L’eurodéputé PPE, Axel Voss, a reproché aux eurodéputés se concentrant  sur la proportionnalité et la nécessité de la rétention de données prévue par la directive de délaisser l’aspect sécuritaire de la question. "On ne peut pas laisser tous les criminels se déplacer en voiture, et laisser les autorités partir à pied à leur poursuite. Nous atteignons nos limites dans le domaine pénal et dans nos capacités de réaction", a-t-il affirmé. "Nos ennemis profitent du fait que nous stagnons." Axel Voss plaide pour le recours à ces données PNR, couplé à la mise en place de moyens de contrôle adéquats et des garanties pour renforcer les droits des citoyens. Sur son site internet, l’eurodéputé allemand a dénoncé "l’irresponsabilité" des Socialistes et des Verts qui ignoreraient le danger constitué par l’Etat islamique et les djihadistes venus des Etats membres de l’UE.

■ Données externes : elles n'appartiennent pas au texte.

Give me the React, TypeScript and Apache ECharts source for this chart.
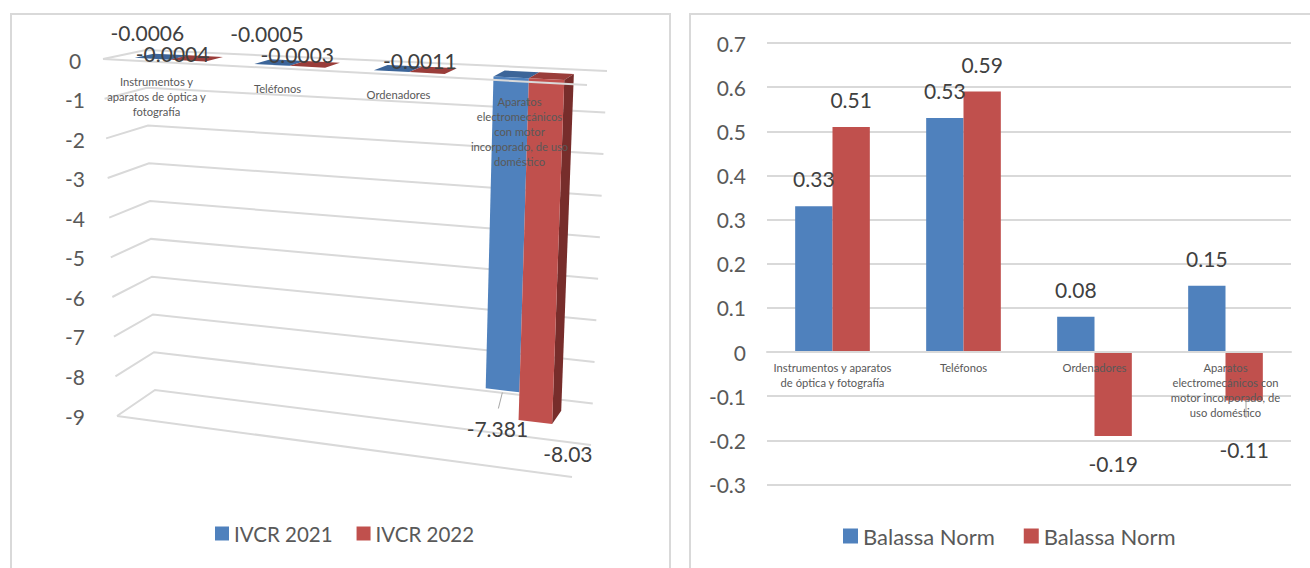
import React, { useEffect, useRef } from "react";
import * as echarts from "echarts";

const categoriesLeft = [
  "Instrumentos y\naparatos de óptica y\nfotografía",
  "Teléfonos",
  "Ordenadores",
  "Aparatos\nelectromecánicos\ncon motor\nincorporado, de uso\ndoméstico",
];
const categoriesRight = [
  "Instrumentos y aparatos\nde óptica y fotografía",
  "Teléfonos",
  "Ordenadores",
  "Aparatos\nelectromecánicos con\nmotor incorporado, de\nuso doméstico",
];
const ivcr2021 = [-0.0006, -0.0005, -0.0011, -7.381];
const ivcr2022 = [-0.0004, -0.0003, -0.0011, -8.03];
const balassaA = [0.33, 0.53, 0.08, 0.15];
const balassaB = [0.51, 0.59, -0.19, -0.11];
const ticksLeft = [0, -1, -2, -3, -4, -5, -6, -7, -8, -9];

const BLUE = "#4f81bd";
const RED = "#c0504d";
const BLUE_TOP = "#3c6599";
const RED_TOP = "#9a3d3a";
const RED_SIDE = "#772d2b";
const GRID = "#d9d9d9";
const FONT = "Lato";

// 3D box of the left chart, in pixels
const GL = { left: 90, top: 60, width: 400, height: 356 };
const lerp = (a: number, b: number, k: number) => a + (b - a) * k;
const FL0 = [103, 59], FL9 = [117, 416];
const FR0 = [587, 85], FR9 = [572, 477];
const BL0 = [146, 50], BL9 = [155, 390];
const BR0 = [607, 71], BR9 = [591, 445];
const project = (u: number, t: number, d: number): number[] =>
  [0, 1].map((i) => {
    const front = lerp(lerp(FL0[i], FL9[i], t), lerp(FR0[i], FR9[i], t), u);
    const back = lerp(lerp(BL0[i], BL9[i], t), lerp(BR0[i], BR9[i], t), u);
    return lerp(front, back, d);
  });
const toU = (px: number) => (px - GL.left) / GL.width;
const toT = (py: number) => (py - GL.top) / GL.height;

const D_FRONT = 0.25;
const D_BACK = 0.7;
const HALF = 0.037;
const CENTER_SHIFT = -0.007;

const barRender = (shift: number, front: string, top: string, side: string | null) =>
  (_: any, api: any) => {
    const c = api.coord([api.value(0), api.value(1)]);
    const base = api.coord([api.value(0), 0]);
    const uc = toU(c[0]) + CENTER_SHIFT + shift;
    const t0 = toT(base[1]);
    const t1 = toT(c[1]);
    const a = uc - HALF;
    const b = uc + HALF;
    const children: any[] = [
      {
        type: "polygon",
        shape: { points: [project(a, t0, D_FRONT), project(b, t0, D_FRONT), project(b, t0, D_BACK), project(a, t0, D_BACK)] },
        style: { fill: top },
      },
    ];
    if (side) {
      children.push({
        type: "polygon",
        shape: { points: [project(b, t0, D_FRONT), project(b, t0, D_BACK), project(b, t1, D_BACK), project(b, t1, D_FRONT)] },
        style: { fill: side },
      });
    }
    children.push({
      type: "polygon",
      shape: { points: [project(a, t0, D_FRONT), project(b, t0, D_FRONT), project(b, t1, D_FRONT), project(a, t1, D_FRONT)] },
      style: { fill: front },
    });
    return { type: "group", children };
  };

const gridBackRender = (_: any, api: any) => {
  const y = api.coord([0, api.value(0)])[1];
  const t = toT(y);
  const pts = [project(0, t, 0), project(0, t, 1), project(1, t, 1)];
  const children: any[] = [
    { type: "polyline", shape: { points: pts }, style: { stroke: GRID, lineWidth: 2, fill: "none" } },
  ];
  if (api.value(0) === ticksLeft[ticksLeft.length - 1]) {
    children.push({
      type: "polyline",
      shape: { points: [project(0, t, 0), project(1, t, 0)] },
      style: { stroke: GRID, lineWidth: 2, fill: "none" },
    });
  }
  return { type: "group", children };
};

const gridFrontRender = (_: any, api: any) => {
  const t = toT(api.coord([0, api.value(0)])[1]);
  return {
    type: "polyline",
    shape: { points: [project(0, t, 0), project(1, t, 0)] },
    style: { stroke: GRID, lineWidth: 2, fill: "none" },
  };
};

const catRender = (params: any, api: any) => {
  const c = api.coord([api.value(0), 0]);
  const p = project(toU(c[0]), 0, 0);
  return {
    type: "text",
    style: {
      text: categoriesLeft[params.dataIndex],
      x: p[0] - 7,
      y: p[1] + 12,
      align: "center",
      verticalAlign: "top",
      fill: "#595959",
      fontSize: 11.2,
      lineHeight: 15,
      fontFamily: FONT,
    },
  };
};

// label displacement from each bar's front base corner: [series][category]
const labelShift: (number[] | null)[][] = [
  [[-7, -26], [-7, -32], null, [-7, 38]],
  [[-20, -7], [-15, -13], [-12, -13], [28, 31]],
];

const labelRender = (_: any, api: any) => {
  const cat = api.value(0);
  const v = api.value(1);
  const s = api.value(2);
  const shift = labelShift[s][cat];
  if (!shift) return { type: "group", children: [] };
  const c = api.coord([cat, v]);
  const u = toU(c[0]) + (s === 0 ? -0.04 : 0.04);
  const p = project(u, toT(c[1]), D_FRONT);
  const children: any[] = [
    {
      type: "text",
      style: {
        text: String(v),
        x: p[0] + shift[0],
        y: p[1] + shift[1],
        align: "center",
        verticalAlign: "middle",
        fill: "#404040",
        fontSize: 21,
        fontFamily: FONT,
      },
    },
  ];
  if (v < -1 && s === 0) {
    children.push({
      type: "line",
      shape: { x1: p[0] - 2, y1: p[1] + 2, x2: p[0] - 6, y2: p[1] + 18 },
      style: { stroke: "#a6a6a6", lineWidth: 1 },
    });
  }
  return { type: "group", children };
};

const customBase = { type: "custom", coordinateSystem: "cartesian2d", xAxisIndex: 0, yAxisIndex: 0, clip: false, silent: true };
const pairs = (arr: number[]) => arr.map((v, i) => [i, v]);

const rightBar = (arr: number[], name: string, color: string) => ({
  type: "bar",
  name,
  xAxisIndex: 1,
  yAxisIndex: 1,
  barCategoryGap: "43%",
  barGap: 0,
  itemStyle: { color },
  data: arr.map((v) => ({
    value: v,
    label: {
      show: true,
      position: v < 0 ? "bottom" : "top",
      distance: v === balassaB[3] ? 38 : 17,
      color: "#404040",
      fontSize: 21,
      fontFamily: FONT,
    },
  })),
});

export default function App() {
  const ref = useRef<HTMLDivElement>(null);
  useEffect(() => {
    const chart = echarts.init(ref.current!, undefined, { renderer: "svg" });
    chart.setOption({
      animation: false,
      backgroundColor: "#ffffff",
      textStyle: { fontFamily: FONT },
      grid: [
        { left: GL.left, top: GL.top, width: GL.width, height: GL.height },
        { left: 767, top: 43, width: 524, height: 441.5 },
      ],
      xAxis: [
        { type: "category", gridIndex: 0, data: categoriesLeft, show: false },
        {
          type: "category",
          gridIndex: 1,
          data: categoriesRight,
          z: 6,
          axisLine: { show: true, onZero: true, lineStyle: { color: GRID, width: 2 } },
          axisTick: { show: false },
          axisLabel: { color: "#595959", fontSize: 11.2, lineHeight: 15, margin: -124.6, fontFamily: FONT, interval: 0 },
        },
      ],
      yAxis: [
        {
          type: "value",
          gridIndex: 0,
          min: -9,
          max: 0,
          interval: 1,
          splitLine: { show: false },
          axisLine: { show: false },
          axisTick: { show: false },
          axisLabel: { color: "#595959", fontSize: 21, fontFamily: FONT, align: "center", margin: 15 },
        },
        {
          type: "value",
          gridIndex: 1,
          min: -0.3,
          max: 0.7,
          interval: 0.1,
          splitLine: { show: true, lineStyle: { color: GRID, width: 2 } },
          axisLine: { show: false },
          axisTick: { show: false },
          axisLabel: { color: "#595959", fontSize: 21, fontFamily: FONT, margin: 21, padding: [0, 0, 3, 0] },
        },
      ],
      legend: [
        {
          left: 210,
          top: 518,
          itemWidth: 14,
          itemHeight: 14,
          itemGap: 24,
          icon: "rect",
          data: ["IVCR 2021", "IVCR 2022"],
          textStyle: { color: "#595959", fontSize: 20.5, fontFamily: FONT },
        },
        {
          left: 838,
          top: 520,
          itemWidth: 15,
          itemHeight: 15,
          itemGap: 29,
          icon: "rect",
          data: ["Balassa Norm", "Balassa Norm "],
          textStyle: { color: "#595959", fontSize: 22, fontFamily: FONT },
        },
      ],
      graphic: [
        { type: "rect", z: -1, shape: { x: 11, y: 14, width: 659, height: 600 }, style: { fill: "none", stroke: GRID, lineWidth: 2 } },
        { type: "rect", z: -1, shape: { x: 690, y: 14, width: 660, height: 600 }, style: { fill: "none", stroke: GRID, lineWidth: 2 } },
        { type: "line", z: 100, shape: { x1: 1246, y1: 400, x2: 1246, y2: 418 }, style: { stroke: "#a6a6a6", lineWidth: 1 } },
      ],
      series: [
        { ...customBase, name: "gridlines", z: 1, data: ticksLeft.map((v) => [v]), encode: { y: 0 }, renderItem: gridBackRender },
        { ...customBase, name: "IVCR 2021", z: 2, itemStyle: { color: BLUE }, data: pairs(ivcr2021), encode: { x: 0, y: 1 }, renderItem: barRender(-0.037, BLUE, BLUE_TOP, null) },
        { ...customBase, name: "IVCR 2022", z: 3, itemStyle: { color: RED }, data: pairs(ivcr2022), encode: { x: 0, y: 1 }, renderItem: barRender(0.037, RED, RED_TOP, RED_SIDE) },
        { ...customBase, name: "front gridline", z: 4, data: [[ticksLeft[0]]], encode: { y: 0 }, renderItem: gridFrontRender },
        { ...customBase, name: "categories", z: 5, data: categoriesLeft.map((_, i) => [i]), encode: { x: 0 }, renderItem: catRender },
        {
          ...customBase,
          name: "data labels",
          z: 6,
          data: [...ivcr2021.map((v, i) => [i, v, 0]), ...ivcr2022.map((v, i) => [i, v, 1])],
          encode: { x: 0, y: 1 },
          renderItem: labelRender,
        },
        rightBar(balassaA, "Balassa Norm", BLUE),
        rightBar(balassaB, "Balassa Norm ", RED),
      ],
    });
    return () => chart.dispose();
  }, []);
  return <div ref={ref} style={{ position: "fixed", left: 0, top: 0, width: 1310, height: 568 }} />;
}
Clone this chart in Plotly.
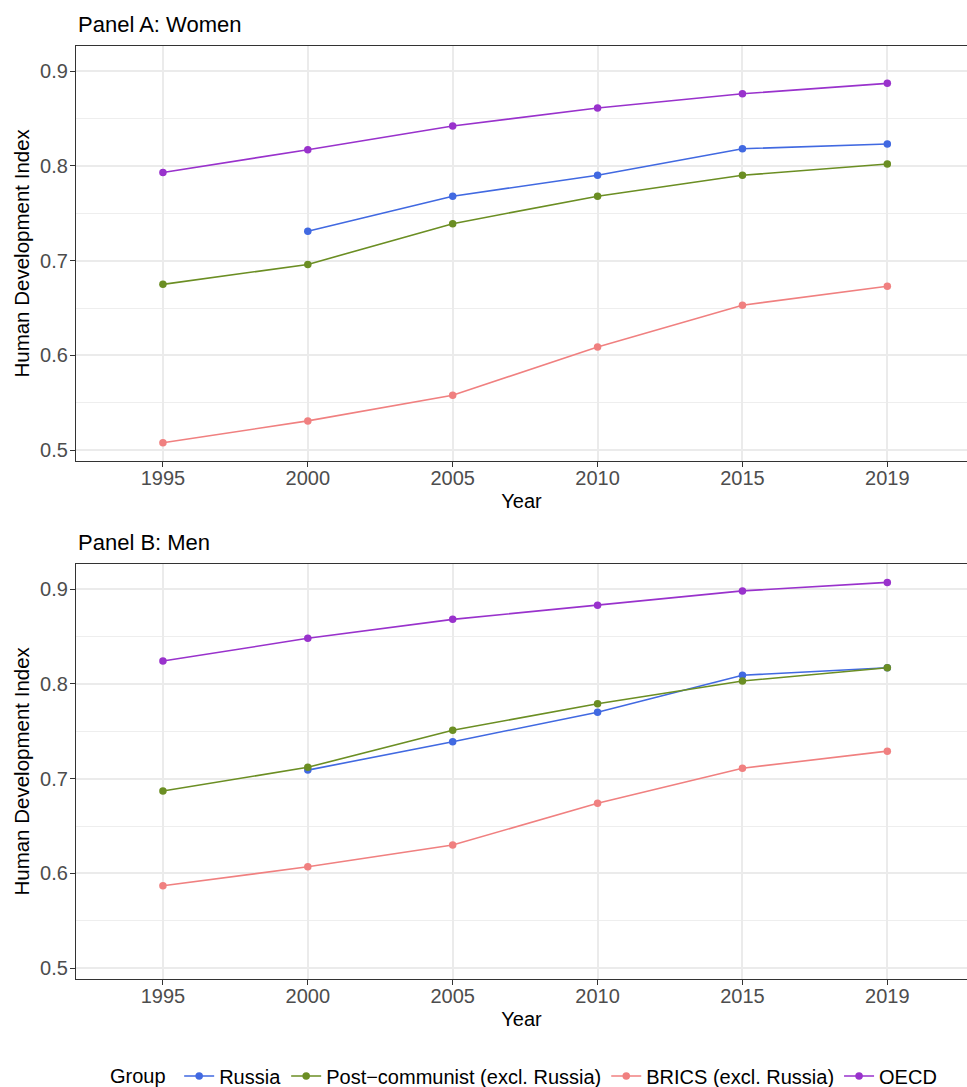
import plotly.graph_objects as go

years = ["1995", "2000", "2005", "2010", "2015", "2019"]
groups = ["Russia", "Post\u2212communist (excl. Russia)", "BRICS (excl. Russia)", "OECD"]
colors = ["#4169E1", "#6B8E23", "#F08080", "#9932CC"]

# Panel A: Women
women_russia = [None, 0.731, 0.768, 0.790, 0.818, 0.823]
women_postcom = [0.675, 0.696, 0.739, 0.768, 0.790, 0.802]
women_brics = [0.508, 0.531, 0.558, 0.609, 0.653, 0.673]
women_oecd = [0.793, 0.817, 0.842, 0.861, 0.876, 0.887]

# Panel B: Men
men_russia = [None, 0.709, 0.739, 0.770, 0.809, 0.817]
men_postcom = [0.687, 0.712, 0.751, 0.779, 0.803, 0.817]
men_brics = [0.587, 0.607, 0.630, 0.674, 0.711, 0.729]
men_oecd = [0.824, 0.848, 0.868, 0.883, 0.898, 0.907]

women = [women_russia, women_postcom, women_brics, women_oecd]
men = [men_russia, men_postcom, men_brics, men_oecd]

FONT = "Liberation Sans, Arial, sans-serif"
W, H = 967, 1087
L = 76
PW = W - L

fig = go.Figure()
for panel, data in ((1, women), (2, men)):
    for i, g in enumerate(groups):
        xs = [y for y, v in zip(years, data[i]) if v is not None]
        vs = [v for v in data[i] if v is not None]
        fig.add_trace(go.Scatter(x=xs, y=vs, mode="lines+markers", name=g,
                                 line=dict(color=colors[i], width=1.6),
                                 marker=dict(color=colors[i], size=7.5),
                                 xaxis="x" if panel == 1 else "x2",
                                 yaxis="y" if panel == 1 else "y2",
                                 legendgroup=g, showlegend=(panel == 1)))

yrange = [0.4887, 0.9267]
xrange = [-0.6, 5.55]

def xax(anchor):
    return dict(type="category", categoryorder="array", categoryarray=years,
                range=xrange, anchor=anchor, domain=[0, 1], automargin=False,
                showline=True, mirror=True, linecolor="#333333", linewidth=1.2,
                ticks="outside", ticklen=5, tickcolor="#333333", tickwidth=1.2,
                ticklabelstandoff=-6,
                showgrid=True, gridcolor="#EBEBEB", gridwidth=1.7,
                zeroline=False,
                tickfont=dict(family=FONT, size=20, color="#4D4D4D"),
                title=dict(text="Year", font=dict(family=FONT, size=20, color="black"), standoff=5))

def yax(anchor, dom):
    return dict(range=yrange, anchor=anchor, domain=dom, automargin=False,
                tickvals=[0.5, 0.6, 0.7, 0.8, 0.9],
                ticktext=["0.5", "0.6", "0.7", "0.8", "0.9"],
                showline=True, mirror=True, linecolor="#333333", linewidth=1.2,
                ticks="outside", ticklen=5, tickcolor="#333333", tickwidth=1.2,
                ticklabelstandoff=-2,
                showgrid=True, gridcolor="#EBEBEB", gridwidth=1.7,
                minor=dict(tickvals=[0.55, 0.65, 0.75, 0.85], showgrid=True,
                           gridcolor="#EEEEEE", gridwidth=1.0, ticks=""),
                zeroline=False,
                tickfont=dict(family=FONT, size=20, color="#4D4D4D"),
                title=dict(text="Human Development Index",
                           font=dict(family=FONT, size=20.5, color="black"), standoff=4))

domA = [1 - 461 / H, 1 - 45.7 / H]
domB = [1 - 979 / H, 1 - 563.7 / H]

fig.update_layout(
    width=W, height=H,
    margin=dict(l=L, r=0, t=0, b=0, autoexpand=False),
    paper_bgcolor="white", plot_bgcolor="white",
    font=dict(family=FONT, color="black"),
    xaxis=xax("y"), yaxis=yax("x", domA),
    xaxis2=xax("y2"), yaxis2=yax("x2", domB),
    legend=dict(orientation="h", x=(525 - L) / PW, xanchor="center",
                y=(H - 1076) / H, yanchor="middle",
                font=dict(family=FONT, size=20, color="black"),
                title=dict(text="Group ", font=dict(family=FONT, size=20, color="black"), side="left"),
                itemwidth=30, tracegroupgap=0, bgcolor="rgba(0,0,0,0)"),
    annotations=[
        dict(text="Panel A: Women", x=0, y=1 - 24 / H, xref="paper", yref="paper",
             xanchor="left", yanchor="middle", showarrow=False,
             font=dict(family=FONT, size=22, color="black")),
        dict(text="Panel B: Men", x=0, y=1 - 542 / H, xref="paper", yref="paper",
             xanchor="left", yanchor="middle", showarrow=False,
             font=dict(family=FONT, size=22, color="black")),
    ],
)

fig.write_html("out.html", config={"displayModeBar": False},
               post_script="document.body.style.margin='0';document.body.style.overflow='hidden';")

En conclusion du débat, Timothy Kirkhope, s’est agacé des réticences exprimées. Pour lui, il y a urgence. "Les choses bougent, la situation est différente d’il y a un ou deux ans, il y a beaucoup plus de menaces aujourd’hui", a-t-il dit. Il a aussi fait savoir qu’il jugeait hypocrite les réserves sur la conservation des données concernant la directive PNR, dès lors qu’elles ne sont pas exprimées dans les propositions de directive sur Europol et sur le blanchiment d’argent, qui contiendraient pourtant des rétentions d’informations bien plus conséquentes.